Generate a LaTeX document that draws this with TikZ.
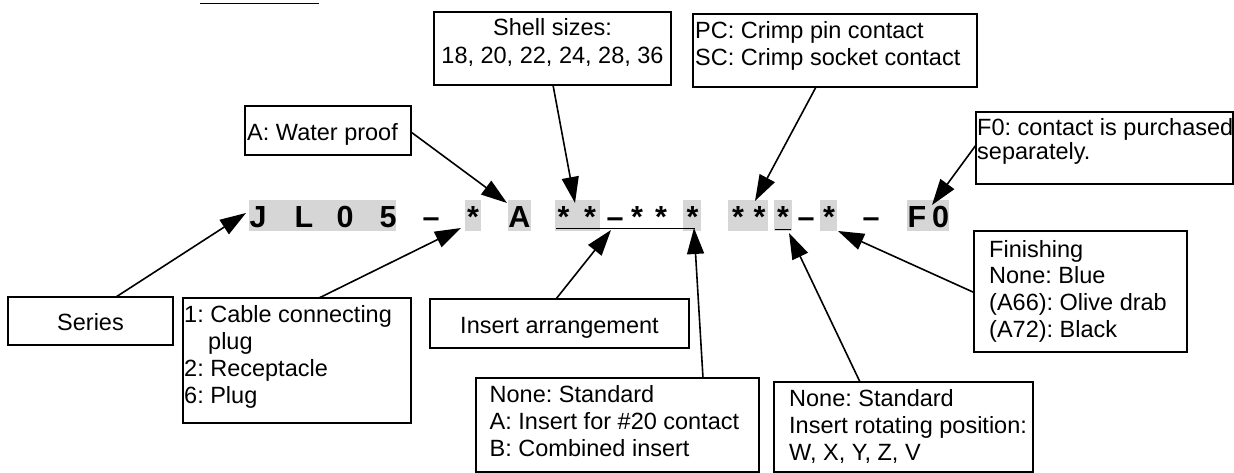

··········

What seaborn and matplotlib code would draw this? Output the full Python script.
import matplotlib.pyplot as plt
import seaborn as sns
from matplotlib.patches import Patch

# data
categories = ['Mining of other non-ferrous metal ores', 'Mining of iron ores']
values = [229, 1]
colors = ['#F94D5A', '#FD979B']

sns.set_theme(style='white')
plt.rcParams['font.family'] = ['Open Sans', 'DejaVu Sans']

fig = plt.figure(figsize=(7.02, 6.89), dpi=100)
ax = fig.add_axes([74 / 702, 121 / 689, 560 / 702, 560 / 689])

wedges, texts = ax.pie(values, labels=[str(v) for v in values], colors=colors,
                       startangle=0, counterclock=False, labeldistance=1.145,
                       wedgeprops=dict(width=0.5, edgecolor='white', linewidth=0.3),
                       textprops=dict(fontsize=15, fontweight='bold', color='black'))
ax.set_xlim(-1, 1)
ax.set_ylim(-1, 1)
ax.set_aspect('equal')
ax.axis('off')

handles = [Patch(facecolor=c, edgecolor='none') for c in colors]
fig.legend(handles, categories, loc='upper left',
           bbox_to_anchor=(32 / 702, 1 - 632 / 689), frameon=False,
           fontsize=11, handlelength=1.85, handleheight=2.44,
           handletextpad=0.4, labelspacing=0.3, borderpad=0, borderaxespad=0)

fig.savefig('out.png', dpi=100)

··········

WORK TO COMPLETE
Exactly as written, return the lines from the line containing "What seaborn and" through the line containing "fig.savefig('out.png', dpi=100)", both included.

THE COMPLETED TASK
What seaborn and matplotlib code would draw this? Output the full Python script.
import matplotlib.pyplot as plt
import seaborn as sns
from matplotlib.patches import Patch

# data
categories = ['Mining of other non-ferrous metal ores', 'Mining of iron ores']
values = [229, 1]
colors = ['#F94D5A', '#FD979B']

sns.set_theme(style='white')
plt.rcParams['font.family'] = ['Open Sans', 'DejaVu Sans']

fig = plt.figure(figsize=(7.02, 6.89), dpi=100)
ax = fig.add_axes([74 / 702, 121 / 689, 560 / 702, 560 / 689])

wedges, texts = ax.pie(values, labels=[str(v) for v in values], colors=colors,
                       startangle=0, counterclock=False, labeldistance=1.145,
                       wedgeprops=dict(width=0.5, edgecolor='white', linewidth=0.3),
                       textprops=dict(fontsize=15, fontweight='bold', color='black'))
ax.set_xlim(-1, 1)
ax.set_ylim(-1, 1)
ax.set_aspect('equal')
ax.axis('off')

handles = [Patch(facecolor=c, edgecolor='none') for c in colors]
fig.legend(handles, categories, loc='upper left',
           bbox_to_anchor=(32 / 702, 1 - 632 / 689), frameon=False,
           fontsize=11, handlelength=1.85, handleheight=2.44,
           handletextpad=0.4, labelspacing=0.3, borderpad=0, borderaxespad=0)

fig.savefig('out.png', dpi=100)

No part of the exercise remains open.